◆ THE EXERCISE
Repeat the material below exactly, with no pictures.

____________________

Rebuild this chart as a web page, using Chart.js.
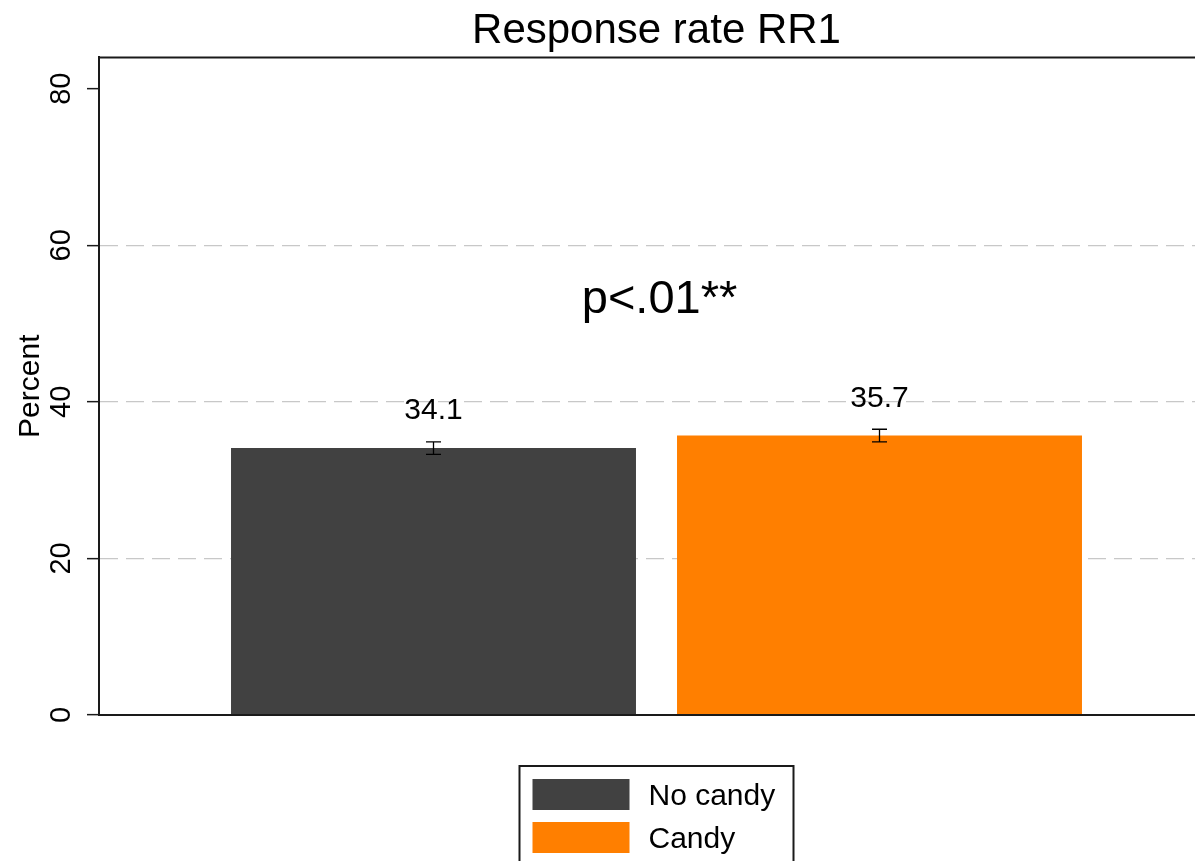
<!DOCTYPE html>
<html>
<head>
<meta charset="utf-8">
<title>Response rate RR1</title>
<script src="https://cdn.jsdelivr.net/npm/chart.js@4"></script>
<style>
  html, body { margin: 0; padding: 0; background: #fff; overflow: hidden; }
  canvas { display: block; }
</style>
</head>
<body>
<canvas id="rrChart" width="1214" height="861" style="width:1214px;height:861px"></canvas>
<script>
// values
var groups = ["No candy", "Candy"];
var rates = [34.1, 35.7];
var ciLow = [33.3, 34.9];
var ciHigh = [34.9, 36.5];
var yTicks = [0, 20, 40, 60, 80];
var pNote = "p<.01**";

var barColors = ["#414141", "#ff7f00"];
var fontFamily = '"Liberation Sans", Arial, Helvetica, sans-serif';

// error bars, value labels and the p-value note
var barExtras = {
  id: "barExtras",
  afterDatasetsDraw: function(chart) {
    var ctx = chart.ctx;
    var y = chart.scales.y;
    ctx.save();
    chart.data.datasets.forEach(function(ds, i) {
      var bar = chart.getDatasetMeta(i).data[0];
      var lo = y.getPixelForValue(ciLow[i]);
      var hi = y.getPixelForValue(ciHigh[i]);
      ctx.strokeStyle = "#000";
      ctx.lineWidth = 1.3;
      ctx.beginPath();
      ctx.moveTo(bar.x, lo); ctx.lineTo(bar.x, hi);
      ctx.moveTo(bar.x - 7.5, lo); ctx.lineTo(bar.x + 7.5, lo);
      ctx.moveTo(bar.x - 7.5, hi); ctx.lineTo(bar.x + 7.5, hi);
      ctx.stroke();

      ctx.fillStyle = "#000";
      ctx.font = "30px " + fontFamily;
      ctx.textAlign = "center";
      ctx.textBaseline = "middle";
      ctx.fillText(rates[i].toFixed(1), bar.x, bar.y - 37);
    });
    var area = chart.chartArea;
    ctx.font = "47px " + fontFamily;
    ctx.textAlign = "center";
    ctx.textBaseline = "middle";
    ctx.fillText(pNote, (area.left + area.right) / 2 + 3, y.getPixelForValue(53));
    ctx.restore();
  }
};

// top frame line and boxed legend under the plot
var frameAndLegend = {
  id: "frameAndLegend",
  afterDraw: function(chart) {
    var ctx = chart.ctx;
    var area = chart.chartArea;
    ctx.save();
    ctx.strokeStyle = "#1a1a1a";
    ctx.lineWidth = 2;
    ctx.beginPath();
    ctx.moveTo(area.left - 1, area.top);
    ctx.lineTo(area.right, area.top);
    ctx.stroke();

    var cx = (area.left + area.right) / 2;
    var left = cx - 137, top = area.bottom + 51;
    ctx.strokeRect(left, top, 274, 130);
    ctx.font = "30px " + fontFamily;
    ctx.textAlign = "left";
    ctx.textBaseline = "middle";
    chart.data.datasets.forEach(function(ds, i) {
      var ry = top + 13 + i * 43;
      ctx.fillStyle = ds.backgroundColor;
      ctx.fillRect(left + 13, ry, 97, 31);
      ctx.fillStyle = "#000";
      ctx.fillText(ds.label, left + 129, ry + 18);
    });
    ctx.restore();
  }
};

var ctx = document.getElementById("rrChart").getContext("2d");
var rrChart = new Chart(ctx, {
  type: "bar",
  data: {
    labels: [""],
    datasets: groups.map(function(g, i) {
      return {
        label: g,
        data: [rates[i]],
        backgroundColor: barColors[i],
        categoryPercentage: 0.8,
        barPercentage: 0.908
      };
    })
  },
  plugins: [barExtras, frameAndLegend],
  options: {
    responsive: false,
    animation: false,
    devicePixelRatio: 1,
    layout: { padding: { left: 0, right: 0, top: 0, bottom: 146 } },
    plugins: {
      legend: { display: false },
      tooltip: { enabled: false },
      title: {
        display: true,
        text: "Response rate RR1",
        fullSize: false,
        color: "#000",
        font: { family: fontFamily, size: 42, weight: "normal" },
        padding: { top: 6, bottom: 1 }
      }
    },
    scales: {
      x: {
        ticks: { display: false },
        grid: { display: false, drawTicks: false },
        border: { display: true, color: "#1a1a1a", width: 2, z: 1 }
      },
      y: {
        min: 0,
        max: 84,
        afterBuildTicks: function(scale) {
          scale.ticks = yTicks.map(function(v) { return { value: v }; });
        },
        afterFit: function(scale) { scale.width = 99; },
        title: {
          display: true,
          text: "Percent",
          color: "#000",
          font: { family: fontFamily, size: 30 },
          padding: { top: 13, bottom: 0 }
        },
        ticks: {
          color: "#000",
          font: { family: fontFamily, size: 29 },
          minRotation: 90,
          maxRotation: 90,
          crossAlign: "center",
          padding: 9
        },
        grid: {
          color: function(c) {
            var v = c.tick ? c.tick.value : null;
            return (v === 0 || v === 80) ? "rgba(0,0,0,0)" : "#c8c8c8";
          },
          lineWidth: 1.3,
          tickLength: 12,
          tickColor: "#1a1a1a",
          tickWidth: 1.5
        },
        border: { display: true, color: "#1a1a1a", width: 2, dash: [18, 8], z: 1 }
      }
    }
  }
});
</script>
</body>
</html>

____________________

◆ OUTPUT BELOW
Rebuild this chart as a web page, using Chart.js.
<!DOCTYPE html>
<html>
<head>
<meta charset="utf-8">
<title>Response rate RR1</title>
<script src="https://cdn.jsdelivr.net/npm/chart.js@4"></script>
<style>
  html, body { margin: 0; padding: 0; background: #fff; overflow: hidden; }
  canvas { display: block; }
</style>
</head>
<body>
<canvas id="rrChart" width="1214" height="861" style="width:1214px;height:861px"></canvas>
<script>
// values
var groups = ["No candy", "Candy"];
var rates = [34.1, 35.7];
var ciLow = [33.3, 34.9];
var ciHigh = [34.9, 36.5];
var yTicks = [0, 20, 40, 60, 80];
var pNote = "p<.01**";

var barColors = ["#414141", "#ff7f00"];
var fontFamily = '"Liberation Sans", Arial, Helvetica, sans-serif';

// error bars, value labels and the p-value note
var barExtras = {
  id: "barExtras",
  afterDatasetsDraw: function(chart) {
    var ctx = chart.ctx;
    var y = chart.scales.y;
    ctx.save();
    chart.data.datasets.forEach(function(ds, i) {
      var bar = chart.getDatasetMeta(i).data[0];
      var lo = y.getPixelForValue(ciLow[i]);
      var hi = y.getPixelForValue(ciHigh[i]);
      ctx.strokeStyle = "#000";
      ctx.lineWidth = 1.3;
      ctx.beginPath();
      ctx.moveTo(bar.x, lo); ctx.lineTo(bar.x, hi);
      ctx.moveTo(bar.x - 7.5, lo); ctx.lineTo(bar.x + 7.5, lo);
      ctx.moveTo(bar.x - 7.5, hi); ctx.lineTo(bar.x + 7.5, hi);
      ctx.stroke();

      ctx.fillStyle = "#000";
      ctx.font = "30px " + fontFamily;
      ctx.textAlign = "center";
      ctx.textBaseline = "middle";
      ctx.fillText(rates[i].toFixed(1), bar.x, bar.y - 37);
    });
    var area = chart.chartArea;
    ctx.font = "47px " + fontFamily;
    ctx.textAlign = "center";
    ctx.textBaseline = "middle";
    ctx.fillText(pNote, (area.left + area.right) / 2 + 3, y.getPixelForValue(53));
    ctx.restore();
  }
};

// top frame line and boxed legend under the plot
var frameAndLegend = {
  id: "frameAndLegend",
  afterDraw: function(chart) {
    var ctx = chart.ctx;
    var area = chart.chartArea;
    ctx.save();
    ctx.strokeStyle = "#1a1a1a";
    ctx.lineWidth = 2;
    ctx.beginPath();
    ctx.moveTo(area.left - 1, area.top);
    ctx.lineTo(area.right, area.top);
    ctx.stroke();

    var cx = (area.left + area.right) / 2;
    var left = cx - 137, top = area.bottom + 51;
    ctx.strokeRect(left, top, 274, 130);
    ctx.font = "30px " + fontFamily;
    ctx.textAlign = "left";
    ctx.textBaseline = "middle";
    chart.data.datasets.forEach(function(ds, i) {
      var ry = top + 13 + i * 43;
      ctx.fillStyle = ds.backgroundColor;
      ctx.fillRect(left + 13, ry, 97, 31);
      ctx.fillStyle = "#000";
      ctx.fillText(ds.label, left + 129, ry + 18);
    });
    ctx.restore();
  }
};

var ctx = document.getElementById("rrChart").getContext("2d");
var rrChart = new Chart(ctx, {
  type: "bar",
  data: {
    labels: [""],
    datasets: groups.map(function(g, i) {
      return {
        label: g,
        data: [rates[i]],
        backgroundColor: barColors[i],
        categoryPercentage: 0.8,
        barPercentage: 0.908
      };
    })
  },
  plugins: [barExtras, frameAndLegend],
  options: {
    responsive: false,
    animation: false,
    devicePixelRatio: 1,
    layout: { padding: { left: 0, right: 0, top: 0, bottom: 146 } },
    plugins: {
      legend: { display: false },
      tooltip: { enabled: false },
      title: {
        display: true,
        text: "Response rate RR1",
        fullSize: false,
        color: "#000",
        font: { family: fontFamily, size: 42, weight: "normal" },
        padding: { top: 6, bottom: 1 }
      }
    },
    scales: {
      x: {
        ticks: { display: false },
        grid: { display: false, drawTicks: false },
        border: { display: true, color: "#1a1a1a", width: 2, z: 1 }
      },
      y: {
        min: 0,
        max: 84,
        afterBuildTicks: function(scale) {
          scale.ticks = yTicks.map(function(v) { return { value: v }; });
        },
        afterFit: function(scale) { scale.width = 99; },
        title: {
          display: true,
          text: "Percent",
          color: "#000",
          font: { family: fontFamily, size: 30 },
          padding: { top: 13, bottom: 0 }
        },
        ticks: {
          color: "#000",
          font: { family: fontFamily, size: 29 },
          minRotation: 90,
          maxRotation: 90,
          crossAlign: "center",
          padding: 9
        },
        grid: {
          color: function(c) {
            var v = c.tick ? c.tick.value : null;
            return (v === 0 || v === 80) ? "rgba(0,0,0,0)" : "#c8c8c8";
          },
          lineWidth: 1.3,
          tickLength: 12,
          tickColor: "#1a1a1a",
          tickWidth: 1.5
        },
        border: { display: true, color: "#1a1a1a", width: 2, dash: [18, 8], z: 1 }
      }
    }
  }
});
</script>
</body>
</html>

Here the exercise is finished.